By Marlena Hartz: CNJ staff writer
Absent from the usual High Plains landscape is the fresh green of winter wheat. But with little expected relief from drought-like conditions, crisp, amber fields are just one harsh reality farmers and ranchers in the region must confront.
As the major source of food for cattle withers, many have been forced to sell calves prematurely.
“There’s not much green out there. The wheat has disappeared and cattle are being sold real light. They can look awful poor because they are so skinny,” said Pat Woods, a local wheat farmer and member of the Curry County Farm and Livestock Bureau.
Area wheat farmers traditionally pull calves from their fields in March after five or six months of winter wheat grazing. In that period, the animals can double their weight, and farmers can make quite a profit, Woods said.
Not so this year.
“I’d say farmers are just breaking even,” Woods said. “There is a saying in the cattle business that pounds weigh more than dollars. The more (cattle) weigh, the more they bring. Anytime you have to sell one light, you are not making more money.”

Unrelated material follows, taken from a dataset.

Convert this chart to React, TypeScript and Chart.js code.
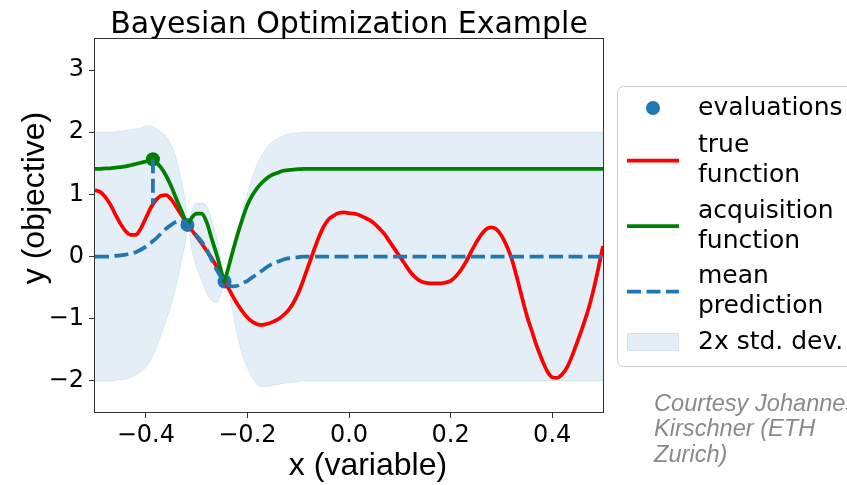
import { useEffect, useRef } from "react";
import { Chart, registerables } from "chart.js";

Chart.register(...registerables);

// Sample positions along the x axis (evaluation points included so the band pinches there)
const xGrid = [
  -0.5, -0.49, -0.48, -0.47, -0.46, -0.45, -0.44, -0.43, -0.42, -0.41, -0.4, -0.39,
  -0.386,
  -0.38, -0.37, -0.36, -0.35, -0.34, -0.33, -0.32,
  -0.318,
  -0.31, -0.3, -0.29, -0.28, -0.27, -0.26, -0.25,
  -0.245,
  -0.24, -0.23, -0.22, -0.21, -0.2, -0.19, -0.18, -0.17, -0.16, -0.15, -0.14, -0.13, -0.12,
  -0.11, -0.1, -0.09, -0.08, -0.07, -0.06, -0.05, -0.04, -0.03, -0.02, -0.01, 0.0,
  0.01, 0.02, 0.03, 0.04, 0.05, 0.06, 0.07, 0.08, 0.09, 0.1,
  0.11, 0.12, 0.13, 0.14, 0.15, 0.16, 0.17, 0.18, 0.19, 0.2,
  0.21, 0.22, 0.23, 0.24, 0.25, 0.26, 0.27, 0.28, 0.29, 0.3,
  0.31, 0.32, 0.33, 0.34, 0.35, 0.36, 0.37, 0.38, 0.39, 0.4,
  0.41, 0.42, 0.43, 0.44, 0.45, 0.46, 0.47, 0.48, 0.49, 0.5,
];

// True objective
const trueFunction = [
  1.07, 1.04, 0.96, 0.84, 0.68, 0.53, 0.41, 0.35, 0.35, 0.45, 0.62, 0.79,
  0.84,
  0.91, 0.98, 0.99, 0.92, 0.8, 0.67, 0.54,
  0.51,
  0.43, 0.32, 0.21, 0.09, -0.03, -0.17, -0.32,
  -0.4,
  -0.47, -0.62, -0.76, -0.88, -0.98, -1.05, -1.09, -1.1, -1.08, -1.05, -1.01, -0.95, -0.87,
  -0.75, -0.59, -0.38, -0.15, 0.08, 0.3, 0.48, 0.6, 0.66, 0.7, 0.71, 0.7,
  0.69, 0.67, 0.63, 0.59, 0.53, 0.45, 0.36, 0.24, 0.12, 0.0,
  -0.12, -0.24, -0.33, -0.39, -0.42, -0.43, -0.43, -0.43, -0.42, -0.39,
  -0.32, -0.22, -0.09, 0.07, 0.22, 0.35, 0.44, 0.47, 0.44, 0.34,
  0.18, -0.03, -0.32, -0.64, -0.95, -1.2, -1.45, -1.66, -1.84, -1.94,
  -1.95, -1.89, -1.77, -1.58, -1.36, -1.13, -0.88, -0.58, -0.22, 0.17,
];

// Acquisition function
const acquisition = [
  1.41, 1.41, 1.42, 1.42, 1.43, 1.44, 1.45, 1.47, 1.49, 1.51, 1.53, 1.555,
  1.566,
  1.52, 1.43, 1.3, 1.13, 0.93, 0.74, 0.54,
  0.51,
  0.62, 0.69, 0.69, 0.55, 0.28, 0.02, -0.28,
  -0.4,
  -0.26, 0.05, 0.34, 0.6, 0.83, 0.99, 1.11, 1.2, 1.27, 1.32, 1.35, 1.38, 1.39,
  1.4, 1.405, 1.41, 1.41, 1.41, 1.41, 1.41, 1.41, 1.41, 1.41, 1.41, 1.41,
  1.41, 1.41, 1.41, 1.41, 1.41, 1.41, 1.41, 1.41, 1.41, 1.41,
  1.41, 1.41, 1.41, 1.41, 1.41, 1.41, 1.41, 1.41, 1.41, 1.41,
  1.41, 1.41, 1.41, 1.41, 1.41, 1.41, 1.41, 1.41, 1.41, 1.41,
  1.41, 1.41, 1.41, 1.41, 1.41, 1.41, 1.41, 1.41, 1.41, 1.41,
  1.41, 1.41, 1.41, 1.41, 1.41, 1.41, 1.41, 1.41, 1.41, 1.41,
];

// Posterior mean
const meanPrediction = [
  0, 0, 0, 0, 0.01, 0.02, 0.03, 0.05, 0.07, 0.11, 0.16, 0.22,
  0.25,
  0.29, 0.37, 0.45, 0.51, 0.56, 0.58, 0.54,
  0.51,
  0.43, 0.34, 0.24, 0.11, -0.06, -0.22, -0.35,
  -0.4,
  -0.44, -0.48, -0.47, -0.43, -0.39, -0.33, -0.28, -0.22, -0.16, -0.11, -0.08, -0.05, -0.03,
  -0.02, -0.01, 0, 0, 0, 0, 0, 0, 0, 0, 0, 0,
  0, 0, 0, 0, 0, 0, 0, 0, 0, 0,
  0, 0, 0, 0, 0, 0, 0, 0, 0, 0,
  0, 0, 0, 0, 0, 0, 0, 0, 0, 0,
  0, 0, 0, 0, 0, 0, 0, 0, 0, 0,
  0, 0, 0, 0, 0, 0, 0, 0, 0, 0,
];

// Two posterior standard deviations
const twoStdDev = [
  2.0, 2.0, 2.0, 2.0, 2.0, 2.0, 2.0, 1.99, 1.98, 1.96, 1.94, 1.88,
  1.84,
  1.77, 1.63, 1.48, 1.28, 1.02, 0.65, 0.2,
  0,
  0.3, 0.52, 0.62, 0.7, 0.65, 0.52, 0.2,
  0,
  0.05, 0.35, 0.8, 1.15, 1.4, 1.62, 1.78, 1.87, 1.93, 1.96, 1.98, 1.99, 2.0,
  2.0, 2.0, 2.0, 2.0, 2.0, 2.0, 2.0, 2.0, 2.0, 2.0, 2.0, 2.0,
  2.0, 2.0, 2.0, 2.0, 2.0, 2.0, 2.0, 2.0, 2.0, 2.0,
  2.0, 2.0, 2.0, 2.0, 2.0, 2.0, 2.0, 2.0, 2.0, 2.0,
  2.0, 2.0, 2.0, 2.0, 2.0, 2.0, 2.0, 2.0, 2.0, 2.0,
  2.0, 2.0, 2.0, 2.0, 2.0, 2.0, 2.0, 2.0, 2.0, 2.0,
  2.0, 2.0, 2.0, 2.0, 2.0, 2.0, 2.0, 2.0, 2.0, 2.0,
];

// Observed evaluations
const evalX = [-0.318, -0.245];
const evalY = [0.51, -0.4];

// Next query: acquisition maximum and the true value beneath it
const queryX = -0.386;
const queryAcq = 1.566;
const queryTrue = 0.84;

const xTicks = [-0.4, -0.2, 0.0, 0.2, 0.4];
const yTicks = [-2, -1, 0, 1, 2, 3];

const legendLabels = [
  ["evaluations"],
  ["true", "function"],
  ["acquisition", "function"],
  ["mean", "prediction"],
  ["2x std. dev."],
];
const creditLines = ["Courtesy Johannes", "Kirschner (ETH", "Zurich)"];

const BLUE = "#1f77b4";
const RED = "#ff0000";
const GREEN = "#008000";
const BAND_FILL = "rgba(31,119,180,0.12)";
const BAND_EDGE = "rgba(31,119,180,0.10)";
const DASH = [14, 5.5];
const LW = 3.75;

const signed = (v: number, digits: number) =>
  (v < 0 ? "\u2212" : "") + Math.abs(v).toFixed(digits);

const toPoints = (ys: number[]) => xGrid.map((x, i) => ({ x, y: ys[i] }));

const decorations = {
  id: "decorations",
  afterDraw(chart: any) {
    const { ctx, chartArea: a } = chart;
    ctx.save();

    // Full box around the axes
    ctx.strokeStyle = "#333";
    ctx.lineWidth = 1;
    ctx.strokeRect(a.left - 0.5, a.top - 0.5, a.right - a.left + 1, a.bottom - a.top + 1);

    // Title
    ctx.fillStyle = "#000";
    ctx.textAlign = "center";
    ctx.textBaseline = "alphabetic";
    ctx.font = '30px "DejaVu Sans"';
    ctx.fillText("Bayesian Optimization Example", (a.left + a.right) / 2, 33);

    // Axis titles
    ctx.font = '32px "Liberation Sans"';
    ctx.fillText("x (variable)", 368, 475);
    ctx.save();
    ctx.translate(44, 198);
    ctx.rotate(-Math.PI / 2);
    ctx.fillText("y (objective)", 0, 0);
    ctx.restore();

    // Legend frame
    ctx.beginPath();
    ctx.roundRect(617.5, 86.5, 260, 280, 6);
    ctx.fillStyle = "rgba(255,255,255,0.8)";
    ctx.fill();
    ctx.strokeStyle = "#cccccc";
    ctx.lineWidth = 1;
    ctx.stroke();

    const hx0 = 627;
    const hx1 = 679;
    const tx = 698;

    // evaluations marker
    ctx.fillStyle = BLUE;
    ctx.beginPath();
    ctx.arc((hx0 + hx1) / 2, 108, 7, 0, Math.PI * 2);
    ctx.fill();

    const handleLine = (y: number, color: string, dash: number[]) => {
      ctx.save();
      ctx.strokeStyle = color;
      ctx.lineWidth = LW;
      ctx.lineCap = "butt";
      ctx.setLineDash(dash);
      ctx.beginPath();
      ctx.moveTo(hx0, y);
      ctx.lineTo(hx1, y);
      ctx.stroke();
      ctx.restore();
    };
    handleLine(160.7, RED, []);
    handleLine(226, GREEN, []);
    handleLine(291.7, BLUE, DASH);

    // band patch
    ctx.fillStyle = BAND_FILL;
    ctx.fillRect(hx0, 333, hx1 - hx0, 18);
    ctx.strokeStyle = BAND_EDGE;
    ctx.strokeRect(hx0 + 0.5, 333.5, hx1 - hx0 - 1, 17);

    // legend texts
    ctx.fillStyle = "#000";
    ctx.textAlign = "left";
    ctx.font = '25px "DejaVu Sans"';
    const baselines = [[115], [151.7, 181.7], [218.3, 248.3], [283.3, 313.3], [349.3]];
    legendLabels.forEach((lines, i) => {
      lines.forEach((t, j) => ctx.fillText(t, tx, baselines[i][j]));
    });

    // Credit note
    ctx.fillStyle = "#8a8a8a";
    ctx.font = 'italic 23.6px "Liberation Sans"';
    creditLines.forEach((t, i) => ctx.fillText(t, 654, 410.5 + i * 25.5));

    ctx.restore();
  },
};

export default function App() {
  const canvasRef = useRef<HTMLCanvasElement | null>(null);

  useEffect(() => {
    const canvas = canvasRef.current;
    if (!canvas) return;

    const upper = meanPrediction.map((m, i) => m + twoStdDev[i]);
    const lower = meanPrediction.map((m, i) => m - twoStdDev[i]);

    const tickStyle = { family: "DejaVu Sans", size: 24 };

    const chart = new Chart(canvas, {
      type: "line",
      data: {
        datasets: [
          {
            label: "upper",
            data: toPoints(upper),
            borderColor: BAND_EDGE,
            borderWidth: 1,
            backgroundColor: BAND_FILL,
            fill: 1,
            pointRadius: 0,
            cubicInterpolationMode: "monotone",
            order: 20,
          },
          {
            label: "lower",
            data: toPoints(lower),
            borderColor: BAND_EDGE,
            borderWidth: 1,
            fill: false,
            pointRadius: 0,
            cubicInterpolationMode: "monotone",
            order: 19,
          },
          {
            label: "evaluations",
            data: evalX.map((x, i) => ({ x, y: evalY[i] })),
            showLine: false,
            pointRadius: 7,
            pointBorderWidth: 0,
            pointBackgroundColor: BLUE,
            order: 15,
          },
          {
            label: "true function",
            data: toPoints(trueFunction),
            borderColor: RED,
            borderWidth: LW,
            pointRadius: 0,
            fill: false,
            cubicInterpolationMode: "monotone",
            order: 14,
          },
          {
            label: "acquisition function",
            data: toPoints(acquisition),
            borderColor: GREEN,
            borderWidth: LW,
            pointRadius: 0,
            fill: false,
            cubicInterpolationMode: "monotone",
            order: 13,
          },
          {
            label: "next query",
            data: [{ x: queryX, y: queryAcq }],
            showLine: false,
            pointRadius: 7,
            pointBorderWidth: 0,
            pointBackgroundColor: GREEN,
            order: 12,
          },
          {
            label: "query drop",
            data: [
              { x: queryX, y: queryAcq },
              { x: queryX, y: queryTrue },
            ],
            borderColor: BLUE,
            borderWidth: LW,
            borderDash: DASH,
            pointRadius: 0,
            fill: false,
            order: 11,
          },
          {
            label: "mean prediction",
            data: toPoints(meanPrediction),
            borderColor: BLUE,
            borderWidth: LW,
            borderDash: DASH,
            pointRadius: 0,
            fill: false,
            cubicInterpolationMode: "monotone",
            order: 10,
          },
        ],
      },
      options: {
        animation: false,
        responsive: false,
        devicePixelRatio: 1,
        events: [],
        layout: { padding: { top: 39, right: 244, left: 0, bottom: 0 } },
        plugins: {
          legend: { display: false },
          tooltip: { enabled: false },
          title: { display: false },
        },
        scales: {
          x: {
            type: "linear",
            min: -0.5,
            max: 0.5,
            afterBuildTicks: (scale: any) => {
              scale.ticks = xTicks.map((value) => ({ value }));
            },
            afterFit: (scale: any) => {
              scale.height = 73;
            },
            ticks: {
              font: tickStyle,
              color: "#000",
              padding: 3,
              maxRotation: 0,
              autoSkip: false,
              callback: (v: any) => signed(Number(v), 1),
            },
            grid: {
              display: true,
              drawOnChartArea: false,
              drawTicks: true,
              tickLength: 6,
              color: "#333",
            },
            border: { display: false },
          },
          y: {
            type: "linear",
            min: -2.5,
            max: 3.5,
            afterBuildTicks: (scale: any) => {
              scale.ticks = yTicks.map((value) => ({ value }));
            },
            afterFit: (scale: any) => {
              scale.width = 95;
            },
            ticks: {
              font: tickStyle,
              color: "#000",
              padding: 5,
              autoSkip: false,
              callback: (v: any) => signed(Number(v), 0),
            },
            grid: {
              display: true,
              drawOnChartArea: false,
              drawTicks: true,
              tickLength: 6,
              color: "#333",
            },
            border: { display: false },
          },
        },
      },
      plugins: [decorations],
    } as any);

    return () => chart.destroy();
  }, []);

  return (
    <div style={{ position: "fixed", left: 0, top: 0, width: 847, height: 485, background: "#fff" }}>
      <canvas ref={canvasRef} width={847} height={485} style={{ display: "block" }} />
    </div>
  );
}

There has been a “full decline” in the sale of feeder steers weighing more than 500 pounds, according to Wednesday’s Clovis Livestock Auction summary. But the market for cattle of any size remains relatively good, according to the owner of the Clovis Livestock Auction Charlie Rogers. Prices for medium and large steers weighing 300 to 400 pounds ranged from $159 to $165 per 100 pounds last week, according to that same summary.
So ranchers who haven’t run to local auctions are running to local feed shops. Even that is a risky alternative. One Stop Feed, Inc. of Clovis sold out of large bales of grass and wheat hay as of Monday and the supply won’t be replenished.
“We will have to wait for next year’s crop,” said the owner of the store, Lovita Hale, who has been referring customers to locals willing to sell their own stockpiles of the crop.
The store does have a supply of alfalfa hay, but at 10 cents a pound, it’s an expensive alternative, one most ranchers shun, Hale said.
Though they may not see profits from fattened cattle this spring, many area wheat farmers still hope a bout of rain will revitalize their crop. “There is hope that (the wheat) can come back. We can survive a little longer, but we need (rain) as quick as it can come,” Woods said.
Unfortunately, it may not.
A spokesperson for a Texas branch of the National Weather Service declared the Texas Panhandle — a region which in 151 days has received only 1.8 inches of precipitation — in a moderate drought, while also predicting drier months ahead.
“It’s going to stay the same or intensify as far as drought conditions (in the region) through April,” said Steve Bilodeau, an Amarillo based hyrdometeorological technician.
So for regional wheat farmers, one response seems increasingly apt: “Here in New Mexico,” said New Mexico Farm Bureau Director of Communications Erik Ness, “we plan for a drought, but we pray for rain.”